I’ve long been a fan of graphic memoirist, Lucy Knisley, from her food encounters traveling with her mother in France in her book, French Milk to Something New: Tales of a Makeshift Bride in which she’s documented events leading up to her wedding. She is genius at capturing her internal life, honestly laying bare her insecurities, fears, compulsions, and joys. Knisley takes the reader on a vicarious journey from her surprise proposal to dress shopping, to mix tapes, to reigning in her well meaning caterer mother. She brings a fresh, reasonable, and creative perspective to the process of wedding planning as she notes the sometimes crazy ways couples celebrate marriage and the often extreme expenses they incur. Knisley uses her DIY skills as an artist to keep costs down and adds a personal touch to her own wedding. She wears rubber boots and a simple gown with pockets on her rainy wedding day. Her mother’s back yard and barn is a venue large enough to accommodate 130 guests, cutting out rental costs. Knisley’s art is expressive and full of detail. The attractively designed book is interspersed with personal photos.
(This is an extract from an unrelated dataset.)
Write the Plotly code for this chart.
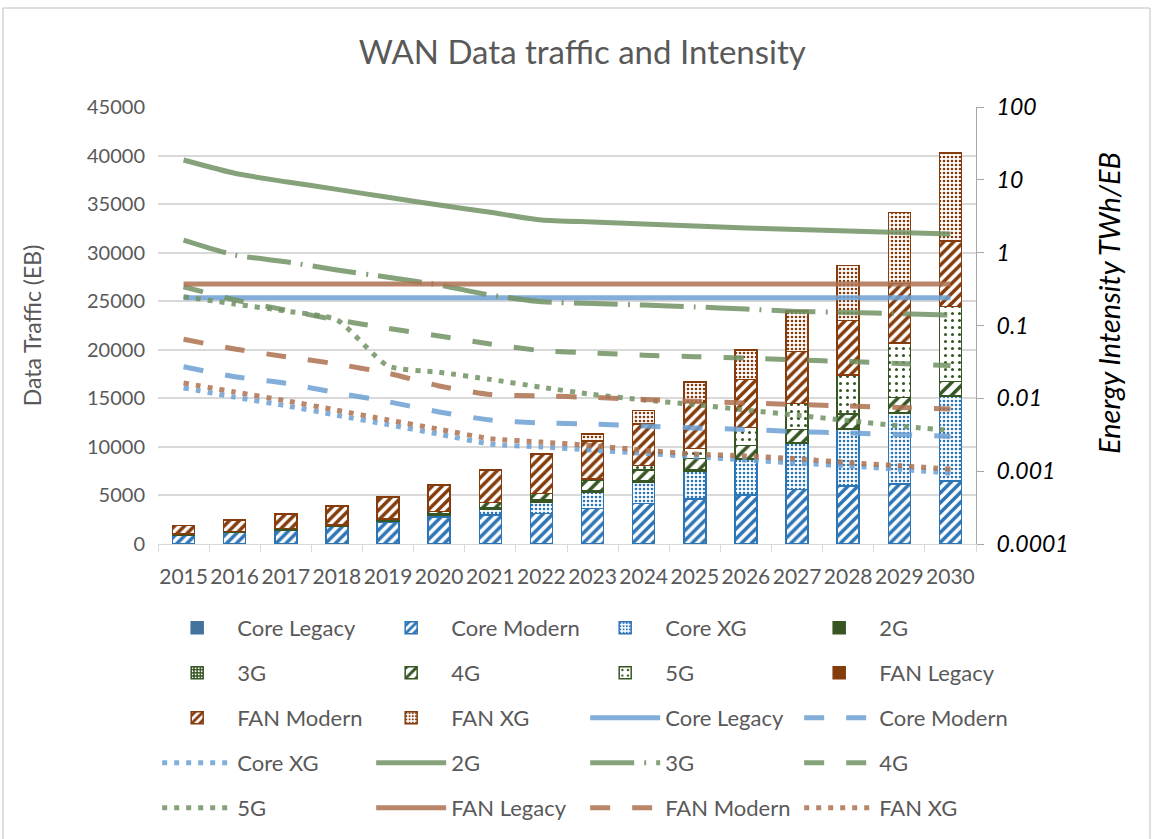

Knisley is a foodie and the daughter of a gourmet chef and caterer. She shares her love of food in all of
her books, but especially in, Relish: My Life in the Kitchen. When her ailing grandparents need a
companion to accompany them on a cruise, they recruit Knisley which results in the funny and poignant,
Displacement in which she documents the challenges of the present interspersed with her grandparents’ reminiscences, especially her grandfather’s experience during World War II. Age of License documents Knisley’s coming of age book tour in Europe and Scandinavia. Always fresh and introspective, Knisley’s is a life well drawn.